Any pictures in the records below must be left out when you repeat the lines from the line containing "What TikZ code" through the line containing "[big] (inicio) at" exactly.

START Data shown

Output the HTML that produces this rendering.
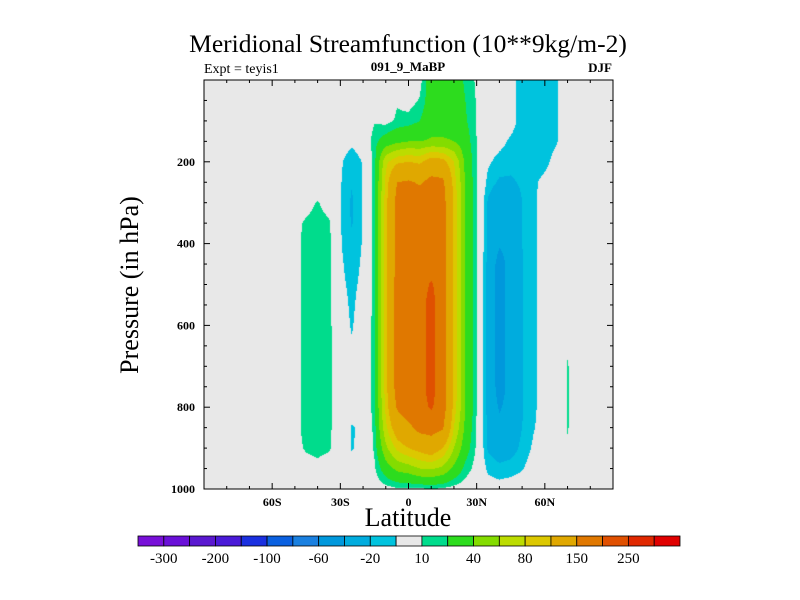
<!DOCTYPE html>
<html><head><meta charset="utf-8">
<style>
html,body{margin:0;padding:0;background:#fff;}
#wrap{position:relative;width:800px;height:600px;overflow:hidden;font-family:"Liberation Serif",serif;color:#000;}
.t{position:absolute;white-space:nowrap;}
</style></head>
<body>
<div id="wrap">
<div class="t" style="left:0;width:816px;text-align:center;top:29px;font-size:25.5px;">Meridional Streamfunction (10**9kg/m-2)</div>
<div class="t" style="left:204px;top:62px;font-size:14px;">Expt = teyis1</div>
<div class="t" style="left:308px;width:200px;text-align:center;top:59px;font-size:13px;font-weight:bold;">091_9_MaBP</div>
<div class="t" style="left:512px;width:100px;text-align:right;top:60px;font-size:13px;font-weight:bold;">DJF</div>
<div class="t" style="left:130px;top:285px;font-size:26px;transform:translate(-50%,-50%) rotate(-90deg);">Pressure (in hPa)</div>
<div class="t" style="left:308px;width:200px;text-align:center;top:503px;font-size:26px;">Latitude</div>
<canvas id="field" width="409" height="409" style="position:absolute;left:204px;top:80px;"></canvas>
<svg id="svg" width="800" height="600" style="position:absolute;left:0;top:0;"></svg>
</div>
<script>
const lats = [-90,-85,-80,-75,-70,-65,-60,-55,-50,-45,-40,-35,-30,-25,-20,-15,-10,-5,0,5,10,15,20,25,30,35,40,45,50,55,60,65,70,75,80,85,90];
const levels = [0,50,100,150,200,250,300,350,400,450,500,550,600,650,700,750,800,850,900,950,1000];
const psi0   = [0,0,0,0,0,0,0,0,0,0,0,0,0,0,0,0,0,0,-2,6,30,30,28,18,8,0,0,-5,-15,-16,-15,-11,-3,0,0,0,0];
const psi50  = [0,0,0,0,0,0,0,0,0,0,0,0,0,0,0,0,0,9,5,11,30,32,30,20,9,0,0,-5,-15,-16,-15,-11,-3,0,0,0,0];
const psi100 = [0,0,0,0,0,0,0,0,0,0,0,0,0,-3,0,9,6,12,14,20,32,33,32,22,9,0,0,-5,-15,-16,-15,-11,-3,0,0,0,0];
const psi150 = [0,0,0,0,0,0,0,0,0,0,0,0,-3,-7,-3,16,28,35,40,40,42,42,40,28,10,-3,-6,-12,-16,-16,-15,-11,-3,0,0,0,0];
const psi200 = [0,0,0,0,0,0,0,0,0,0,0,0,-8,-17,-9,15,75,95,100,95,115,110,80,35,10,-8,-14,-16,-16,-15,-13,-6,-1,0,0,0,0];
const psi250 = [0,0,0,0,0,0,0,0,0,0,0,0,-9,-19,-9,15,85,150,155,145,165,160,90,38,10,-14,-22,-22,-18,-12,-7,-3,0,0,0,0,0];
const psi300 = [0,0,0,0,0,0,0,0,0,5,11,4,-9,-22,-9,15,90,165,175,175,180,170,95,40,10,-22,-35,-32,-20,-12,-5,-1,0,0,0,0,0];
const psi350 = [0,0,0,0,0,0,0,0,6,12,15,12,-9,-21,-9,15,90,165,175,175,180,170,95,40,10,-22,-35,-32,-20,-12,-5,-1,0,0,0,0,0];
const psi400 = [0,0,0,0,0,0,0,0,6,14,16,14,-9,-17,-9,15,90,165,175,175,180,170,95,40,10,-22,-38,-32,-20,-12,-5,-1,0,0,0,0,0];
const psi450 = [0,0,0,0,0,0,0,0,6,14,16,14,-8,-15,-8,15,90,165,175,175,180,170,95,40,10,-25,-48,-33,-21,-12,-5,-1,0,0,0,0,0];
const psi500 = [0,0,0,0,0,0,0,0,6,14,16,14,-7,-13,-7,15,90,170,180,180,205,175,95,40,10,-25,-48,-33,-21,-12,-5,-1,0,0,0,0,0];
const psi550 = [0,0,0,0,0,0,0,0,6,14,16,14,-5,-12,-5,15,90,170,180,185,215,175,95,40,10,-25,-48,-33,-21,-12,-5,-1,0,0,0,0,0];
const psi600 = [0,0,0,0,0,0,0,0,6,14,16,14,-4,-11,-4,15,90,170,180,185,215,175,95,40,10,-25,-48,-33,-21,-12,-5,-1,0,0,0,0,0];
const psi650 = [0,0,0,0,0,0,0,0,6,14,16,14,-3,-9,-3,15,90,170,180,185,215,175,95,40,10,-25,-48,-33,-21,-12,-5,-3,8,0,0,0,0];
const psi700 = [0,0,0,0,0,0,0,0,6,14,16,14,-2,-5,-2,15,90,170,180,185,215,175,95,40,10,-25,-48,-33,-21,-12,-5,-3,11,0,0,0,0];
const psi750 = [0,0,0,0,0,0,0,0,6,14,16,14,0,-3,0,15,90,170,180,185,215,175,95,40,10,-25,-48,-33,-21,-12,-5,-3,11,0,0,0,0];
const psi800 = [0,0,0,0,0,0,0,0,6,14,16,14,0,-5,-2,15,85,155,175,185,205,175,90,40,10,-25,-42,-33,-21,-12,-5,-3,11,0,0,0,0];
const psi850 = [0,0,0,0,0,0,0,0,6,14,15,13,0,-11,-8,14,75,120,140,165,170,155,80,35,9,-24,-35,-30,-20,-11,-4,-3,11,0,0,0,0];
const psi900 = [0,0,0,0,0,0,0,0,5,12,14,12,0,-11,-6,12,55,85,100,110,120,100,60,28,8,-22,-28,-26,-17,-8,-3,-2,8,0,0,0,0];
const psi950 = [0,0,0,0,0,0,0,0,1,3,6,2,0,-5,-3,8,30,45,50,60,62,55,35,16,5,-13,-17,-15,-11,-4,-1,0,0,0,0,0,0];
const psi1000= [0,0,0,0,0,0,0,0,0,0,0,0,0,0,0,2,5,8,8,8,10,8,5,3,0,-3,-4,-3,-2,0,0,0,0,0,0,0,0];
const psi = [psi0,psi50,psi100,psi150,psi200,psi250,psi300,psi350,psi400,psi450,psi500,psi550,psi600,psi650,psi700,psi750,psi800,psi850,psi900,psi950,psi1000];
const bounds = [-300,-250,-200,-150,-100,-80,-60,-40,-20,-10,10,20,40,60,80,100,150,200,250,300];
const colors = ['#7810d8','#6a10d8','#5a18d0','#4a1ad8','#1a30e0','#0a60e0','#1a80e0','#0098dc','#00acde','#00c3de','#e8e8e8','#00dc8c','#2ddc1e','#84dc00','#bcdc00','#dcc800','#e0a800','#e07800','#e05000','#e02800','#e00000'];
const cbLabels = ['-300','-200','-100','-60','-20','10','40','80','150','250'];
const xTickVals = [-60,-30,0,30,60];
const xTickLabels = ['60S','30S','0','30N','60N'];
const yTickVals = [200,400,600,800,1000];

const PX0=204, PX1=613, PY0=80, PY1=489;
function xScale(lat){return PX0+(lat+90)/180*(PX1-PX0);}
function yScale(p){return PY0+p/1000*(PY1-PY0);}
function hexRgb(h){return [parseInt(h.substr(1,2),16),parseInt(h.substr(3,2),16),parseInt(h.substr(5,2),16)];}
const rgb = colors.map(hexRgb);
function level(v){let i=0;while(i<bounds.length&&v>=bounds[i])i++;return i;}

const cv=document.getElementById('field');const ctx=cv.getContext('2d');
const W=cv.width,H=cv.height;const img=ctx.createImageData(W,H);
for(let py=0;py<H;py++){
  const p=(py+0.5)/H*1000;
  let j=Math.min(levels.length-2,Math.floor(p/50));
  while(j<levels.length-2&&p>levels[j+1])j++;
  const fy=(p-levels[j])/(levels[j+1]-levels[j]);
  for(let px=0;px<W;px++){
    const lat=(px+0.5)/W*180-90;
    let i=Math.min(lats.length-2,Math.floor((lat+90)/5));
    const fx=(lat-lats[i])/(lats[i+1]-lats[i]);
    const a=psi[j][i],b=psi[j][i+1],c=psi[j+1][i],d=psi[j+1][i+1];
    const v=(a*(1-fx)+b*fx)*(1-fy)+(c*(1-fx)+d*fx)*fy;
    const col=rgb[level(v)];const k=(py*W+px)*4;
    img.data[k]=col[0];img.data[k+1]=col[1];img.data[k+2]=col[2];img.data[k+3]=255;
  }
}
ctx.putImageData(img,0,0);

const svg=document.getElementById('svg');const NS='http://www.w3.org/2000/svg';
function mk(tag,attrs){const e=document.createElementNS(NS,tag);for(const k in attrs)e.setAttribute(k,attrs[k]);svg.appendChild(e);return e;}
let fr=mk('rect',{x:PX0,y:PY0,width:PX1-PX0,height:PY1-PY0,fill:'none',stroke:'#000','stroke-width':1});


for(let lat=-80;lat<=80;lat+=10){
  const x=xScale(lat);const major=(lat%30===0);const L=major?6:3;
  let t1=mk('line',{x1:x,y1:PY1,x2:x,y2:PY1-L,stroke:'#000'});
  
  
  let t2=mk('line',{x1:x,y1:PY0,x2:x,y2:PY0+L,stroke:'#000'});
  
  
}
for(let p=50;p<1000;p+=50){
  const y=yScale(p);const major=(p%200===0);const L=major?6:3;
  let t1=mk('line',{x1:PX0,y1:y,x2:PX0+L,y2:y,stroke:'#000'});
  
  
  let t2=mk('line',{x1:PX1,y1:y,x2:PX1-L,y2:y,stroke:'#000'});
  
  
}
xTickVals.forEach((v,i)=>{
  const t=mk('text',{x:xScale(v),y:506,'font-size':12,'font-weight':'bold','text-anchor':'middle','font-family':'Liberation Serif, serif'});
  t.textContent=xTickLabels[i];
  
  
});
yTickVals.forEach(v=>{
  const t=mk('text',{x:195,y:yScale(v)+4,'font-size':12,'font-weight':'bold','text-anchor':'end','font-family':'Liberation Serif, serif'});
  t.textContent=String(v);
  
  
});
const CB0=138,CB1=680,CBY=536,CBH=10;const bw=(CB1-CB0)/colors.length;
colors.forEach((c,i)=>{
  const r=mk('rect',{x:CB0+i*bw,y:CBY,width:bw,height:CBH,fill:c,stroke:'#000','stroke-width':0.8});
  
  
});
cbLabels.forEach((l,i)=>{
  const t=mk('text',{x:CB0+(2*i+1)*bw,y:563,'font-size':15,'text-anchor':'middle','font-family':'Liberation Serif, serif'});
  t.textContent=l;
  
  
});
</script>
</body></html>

END Data shown
START Data shown

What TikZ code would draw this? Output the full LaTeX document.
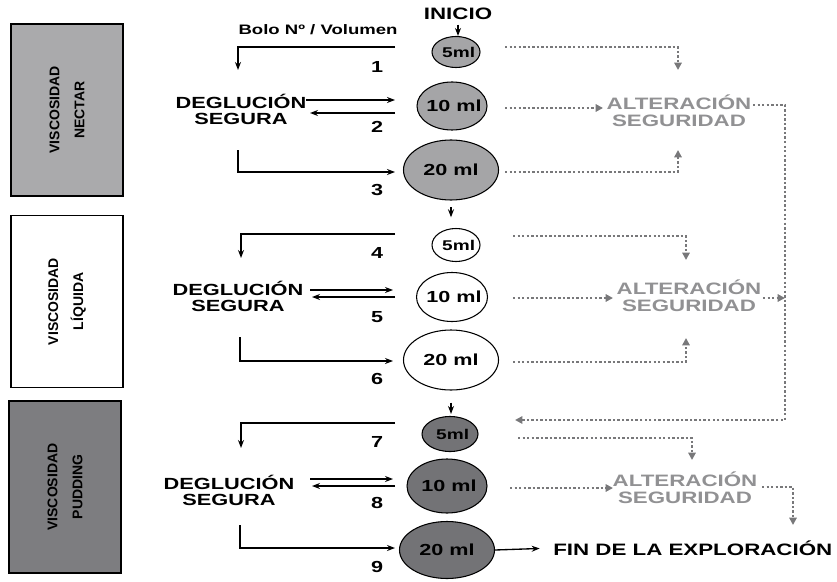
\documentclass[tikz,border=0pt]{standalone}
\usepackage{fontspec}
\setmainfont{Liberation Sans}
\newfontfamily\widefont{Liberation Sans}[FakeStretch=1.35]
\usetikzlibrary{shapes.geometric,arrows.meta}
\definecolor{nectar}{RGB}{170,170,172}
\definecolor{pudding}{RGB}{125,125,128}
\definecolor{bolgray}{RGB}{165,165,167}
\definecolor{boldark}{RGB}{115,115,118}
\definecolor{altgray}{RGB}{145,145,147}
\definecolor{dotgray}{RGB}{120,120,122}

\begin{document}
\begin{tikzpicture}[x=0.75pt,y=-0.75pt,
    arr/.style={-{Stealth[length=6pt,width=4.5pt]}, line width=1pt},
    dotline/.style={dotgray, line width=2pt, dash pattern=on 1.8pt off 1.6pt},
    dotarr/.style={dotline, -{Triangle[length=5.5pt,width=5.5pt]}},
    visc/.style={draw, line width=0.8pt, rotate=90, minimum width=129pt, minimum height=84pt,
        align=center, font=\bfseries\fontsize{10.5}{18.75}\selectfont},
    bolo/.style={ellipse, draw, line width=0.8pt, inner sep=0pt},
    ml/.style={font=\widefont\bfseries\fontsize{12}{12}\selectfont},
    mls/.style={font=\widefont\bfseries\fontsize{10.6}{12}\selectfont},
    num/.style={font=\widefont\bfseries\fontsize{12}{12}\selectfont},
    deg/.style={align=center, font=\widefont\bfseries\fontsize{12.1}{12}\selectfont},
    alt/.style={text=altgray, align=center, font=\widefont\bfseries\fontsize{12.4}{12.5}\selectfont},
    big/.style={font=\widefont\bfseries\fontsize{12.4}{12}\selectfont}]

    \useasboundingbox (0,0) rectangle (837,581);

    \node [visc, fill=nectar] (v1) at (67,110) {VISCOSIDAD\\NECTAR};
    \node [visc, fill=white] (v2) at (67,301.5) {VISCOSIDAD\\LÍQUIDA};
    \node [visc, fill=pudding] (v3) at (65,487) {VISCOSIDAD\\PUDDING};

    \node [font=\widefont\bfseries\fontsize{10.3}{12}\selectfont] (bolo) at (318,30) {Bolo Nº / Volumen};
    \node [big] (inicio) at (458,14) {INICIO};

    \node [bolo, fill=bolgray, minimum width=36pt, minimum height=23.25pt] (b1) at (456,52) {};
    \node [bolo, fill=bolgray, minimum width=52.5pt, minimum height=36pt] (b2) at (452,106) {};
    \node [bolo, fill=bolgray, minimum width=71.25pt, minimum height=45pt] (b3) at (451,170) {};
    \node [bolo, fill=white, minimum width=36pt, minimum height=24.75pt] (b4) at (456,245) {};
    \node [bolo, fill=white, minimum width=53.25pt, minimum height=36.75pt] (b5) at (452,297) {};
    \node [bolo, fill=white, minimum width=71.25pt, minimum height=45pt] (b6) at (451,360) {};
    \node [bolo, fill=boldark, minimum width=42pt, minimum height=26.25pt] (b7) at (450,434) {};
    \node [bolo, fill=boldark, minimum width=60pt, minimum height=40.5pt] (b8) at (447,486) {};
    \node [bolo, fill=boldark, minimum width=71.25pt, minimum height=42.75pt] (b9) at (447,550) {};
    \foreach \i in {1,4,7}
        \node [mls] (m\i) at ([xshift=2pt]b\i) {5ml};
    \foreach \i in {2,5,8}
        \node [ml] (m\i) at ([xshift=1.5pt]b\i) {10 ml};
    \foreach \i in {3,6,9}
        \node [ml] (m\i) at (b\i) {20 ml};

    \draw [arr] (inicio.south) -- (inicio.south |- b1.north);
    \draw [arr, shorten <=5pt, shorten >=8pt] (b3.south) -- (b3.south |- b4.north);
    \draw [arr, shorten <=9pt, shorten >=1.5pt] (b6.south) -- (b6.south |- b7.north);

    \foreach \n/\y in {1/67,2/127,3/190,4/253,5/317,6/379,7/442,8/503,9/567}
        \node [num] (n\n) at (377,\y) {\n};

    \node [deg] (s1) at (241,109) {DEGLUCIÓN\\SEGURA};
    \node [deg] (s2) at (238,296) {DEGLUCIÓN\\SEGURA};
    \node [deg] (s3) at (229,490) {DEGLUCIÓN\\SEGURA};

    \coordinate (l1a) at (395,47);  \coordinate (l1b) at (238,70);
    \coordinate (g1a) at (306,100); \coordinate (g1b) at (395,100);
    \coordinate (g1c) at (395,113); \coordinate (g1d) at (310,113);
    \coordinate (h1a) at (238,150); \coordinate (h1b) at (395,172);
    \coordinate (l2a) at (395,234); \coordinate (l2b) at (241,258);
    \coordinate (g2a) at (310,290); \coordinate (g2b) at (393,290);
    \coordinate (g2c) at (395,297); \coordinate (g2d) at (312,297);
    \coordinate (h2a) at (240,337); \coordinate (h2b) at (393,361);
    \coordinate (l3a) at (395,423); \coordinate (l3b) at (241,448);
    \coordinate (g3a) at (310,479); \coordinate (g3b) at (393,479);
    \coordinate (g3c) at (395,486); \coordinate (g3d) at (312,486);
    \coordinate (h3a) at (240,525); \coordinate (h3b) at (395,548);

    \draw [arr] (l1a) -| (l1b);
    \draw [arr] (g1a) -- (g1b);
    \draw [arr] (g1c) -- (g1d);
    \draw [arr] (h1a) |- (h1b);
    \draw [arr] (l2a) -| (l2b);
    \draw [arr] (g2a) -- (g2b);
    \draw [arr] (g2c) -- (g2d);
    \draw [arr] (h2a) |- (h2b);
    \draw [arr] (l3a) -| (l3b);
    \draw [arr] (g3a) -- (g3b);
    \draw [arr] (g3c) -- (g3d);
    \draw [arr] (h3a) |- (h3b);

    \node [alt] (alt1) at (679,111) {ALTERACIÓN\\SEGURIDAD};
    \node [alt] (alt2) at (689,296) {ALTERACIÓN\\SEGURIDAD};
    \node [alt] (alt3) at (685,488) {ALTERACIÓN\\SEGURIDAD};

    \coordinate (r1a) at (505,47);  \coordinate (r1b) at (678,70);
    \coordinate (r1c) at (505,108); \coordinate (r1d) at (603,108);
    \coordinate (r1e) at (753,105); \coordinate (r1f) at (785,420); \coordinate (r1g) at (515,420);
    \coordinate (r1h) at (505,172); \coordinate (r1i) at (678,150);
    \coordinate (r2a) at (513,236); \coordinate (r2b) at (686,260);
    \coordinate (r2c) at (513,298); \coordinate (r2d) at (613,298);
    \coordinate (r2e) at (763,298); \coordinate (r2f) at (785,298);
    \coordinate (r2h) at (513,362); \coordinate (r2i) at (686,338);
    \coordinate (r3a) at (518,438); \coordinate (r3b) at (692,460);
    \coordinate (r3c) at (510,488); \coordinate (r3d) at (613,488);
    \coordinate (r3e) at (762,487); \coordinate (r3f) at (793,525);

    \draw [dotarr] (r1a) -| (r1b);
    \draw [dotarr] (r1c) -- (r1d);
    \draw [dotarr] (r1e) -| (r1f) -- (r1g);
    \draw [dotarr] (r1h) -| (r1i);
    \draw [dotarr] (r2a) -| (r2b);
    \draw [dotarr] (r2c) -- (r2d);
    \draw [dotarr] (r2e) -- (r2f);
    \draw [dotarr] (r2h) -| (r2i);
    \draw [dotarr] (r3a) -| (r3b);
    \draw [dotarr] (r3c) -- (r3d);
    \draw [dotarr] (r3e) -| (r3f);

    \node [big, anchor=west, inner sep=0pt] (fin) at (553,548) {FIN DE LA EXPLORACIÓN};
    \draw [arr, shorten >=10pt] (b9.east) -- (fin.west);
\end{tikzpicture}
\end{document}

END Data shown

_Written answer_
What TikZ code would draw this? Output the full LaTeX document.
\documentclass[tikz,border=0pt]{standalone}
\usepackage{fontspec}
\setmainfont{Liberation Sans}
\newfontfamily\widefont{Liberation Sans}[FakeStretch=1.35]
\usetikzlibrary{shapes.geometric,arrows.meta}
\definecolor{nectar}{RGB}{170,170,172}
\definecolor{pudding}{RGB}{125,125,128}
\definecolor{bolgray}{RGB}{165,165,167}
\definecolor{boldark}{RGB}{115,115,118}
\definecolor{altgray}{RGB}{145,145,147}
\definecolor{dotgray}{RGB}{120,120,122}

\begin{document}
\begin{tikzpicture}[x=0.75pt,y=-0.75pt,
    arr/.style={-{Stealth[length=6pt,width=4.5pt]}, line width=1pt},
    dotline/.style={dotgray, line width=2pt, dash pattern=on 1.8pt off 1.6pt},
    dotarr/.style={dotline, -{Triangle[length=5.5pt,width=5.5pt]}},
    visc/.style={draw, line width=0.8pt, rotate=90, minimum width=129pt, minimum height=84pt,
        align=center, font=\bfseries\fontsize{10.5}{18.75}\selectfont},
    bolo/.style={ellipse, draw, line width=0.8pt, inner sep=0pt},
    ml/.style={font=\widefont\bfseries\fontsize{12}{12}\selectfont},
    mls/.style={font=\widefont\bfseries\fontsize{10.6}{12}\selectfont},
    num/.style={font=\widefont\bfseries\fontsize{12}{12}\selectfont},
    deg/.style={align=center, font=\widefont\bfseries\fontsize{12.1}{12}\selectfont},
    alt/.style={text=altgray, align=center, font=\widefont\bfseries\fontsize{12.4}{12.5}\selectfont},
    big/.style={font=\widefont\bfseries\fontsize{12.4}{12}\selectfont}]

    \useasboundingbox (0,0) rectangle (837,581);

    \node [visc, fill=nectar] (v1) at (67,110) {VISCOSIDAD\\NECTAR};
    \node [visc, fill=white] (v2) at (67,301.5) {VISCOSIDAD\\LÍQUIDA};
    \node [visc, fill=pudding] (v3) at (65,487) {VISCOSIDAD\\PUDDING};

    \node [font=\widefont\bfseries\fontsize{10.3}{12}\selectfont] (bolo) at (318,30) {Bolo Nº / Volumen};
    \node [big] (inicio) at (458,14) {INICIO};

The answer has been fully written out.